Zero Products of Toeplitz operators on the Hardy and Bergman spaces over an annulus
Susmita Das, E. K. Narayanan
TL;DR
This paper investigates zero-product (zero-divisor) phenomena for Toeplitz operators on Hardy and Bergman spaces over the annulus $A_{1,R}$. It leverages Abrahamse’s reduction theorem to relate annulus problems to the unit disk and employs Mellin-transform analysis of Fourier components to derive zero-product results; it also provides a Hartman-type characterization of compact Hankel operators on the annulus and uses it to deduce corresponding zero-product consequences.

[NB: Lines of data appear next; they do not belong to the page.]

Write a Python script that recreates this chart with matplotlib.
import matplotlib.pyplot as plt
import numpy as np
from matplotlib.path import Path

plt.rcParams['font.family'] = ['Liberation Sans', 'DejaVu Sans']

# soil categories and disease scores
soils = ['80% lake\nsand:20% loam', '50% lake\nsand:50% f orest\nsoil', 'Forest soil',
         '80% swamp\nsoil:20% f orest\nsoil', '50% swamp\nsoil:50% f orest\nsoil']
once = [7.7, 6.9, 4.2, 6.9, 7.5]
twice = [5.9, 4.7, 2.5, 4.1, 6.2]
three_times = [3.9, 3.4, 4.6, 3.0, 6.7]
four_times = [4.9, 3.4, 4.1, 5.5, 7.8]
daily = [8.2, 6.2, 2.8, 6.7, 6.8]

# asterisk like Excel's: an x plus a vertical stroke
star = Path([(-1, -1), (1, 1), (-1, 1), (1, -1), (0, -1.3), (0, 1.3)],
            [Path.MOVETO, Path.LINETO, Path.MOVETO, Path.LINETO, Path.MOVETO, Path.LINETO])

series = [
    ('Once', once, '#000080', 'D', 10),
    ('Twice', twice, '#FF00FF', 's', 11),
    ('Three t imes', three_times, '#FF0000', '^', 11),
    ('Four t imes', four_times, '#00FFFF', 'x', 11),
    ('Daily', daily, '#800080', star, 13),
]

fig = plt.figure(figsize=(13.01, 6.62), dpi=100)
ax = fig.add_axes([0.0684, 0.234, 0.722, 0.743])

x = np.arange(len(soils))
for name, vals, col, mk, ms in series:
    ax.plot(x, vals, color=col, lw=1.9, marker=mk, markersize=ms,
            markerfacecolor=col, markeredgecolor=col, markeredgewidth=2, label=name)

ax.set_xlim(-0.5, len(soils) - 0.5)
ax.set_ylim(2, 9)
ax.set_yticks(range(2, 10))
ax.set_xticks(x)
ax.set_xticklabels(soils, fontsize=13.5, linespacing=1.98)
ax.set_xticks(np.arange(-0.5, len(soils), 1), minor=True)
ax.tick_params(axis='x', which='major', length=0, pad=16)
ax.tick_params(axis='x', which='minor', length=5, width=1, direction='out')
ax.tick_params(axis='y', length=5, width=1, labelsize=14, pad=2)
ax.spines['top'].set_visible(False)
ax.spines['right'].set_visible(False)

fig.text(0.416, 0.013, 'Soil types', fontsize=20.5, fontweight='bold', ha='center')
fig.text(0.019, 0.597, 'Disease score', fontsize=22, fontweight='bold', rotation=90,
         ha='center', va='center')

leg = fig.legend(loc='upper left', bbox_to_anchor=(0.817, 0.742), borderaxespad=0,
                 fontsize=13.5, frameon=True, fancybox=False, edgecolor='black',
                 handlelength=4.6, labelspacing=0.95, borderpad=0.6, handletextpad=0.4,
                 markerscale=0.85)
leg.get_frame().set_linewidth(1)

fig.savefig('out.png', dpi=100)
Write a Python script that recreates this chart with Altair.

The results establish no-zero-divisors results for the Hardy annulus under suitable Fourier-Mellin hypotheses and prove analogous statements for the Bergman annulus with explicit quasi-homogeneous symbols, highlighting the role of the reduction technique in multi-connected settings.
Abstract
We study the zero product problem of Toeplitz operators on the Hardy space and Bergman space over an annulus. Assuming a condition on the Fourier expansion of the symbols, we show that there are no zero divisors in the class of Toeplitz operators on the Hardy space of the annulus. Using the reduction theorem due to Abrahamse, we characterize compact Hankel operators on the Hardy space of the annulus, which also leads to a zero product result. Similar results are proved for the Bergman space over the annulus.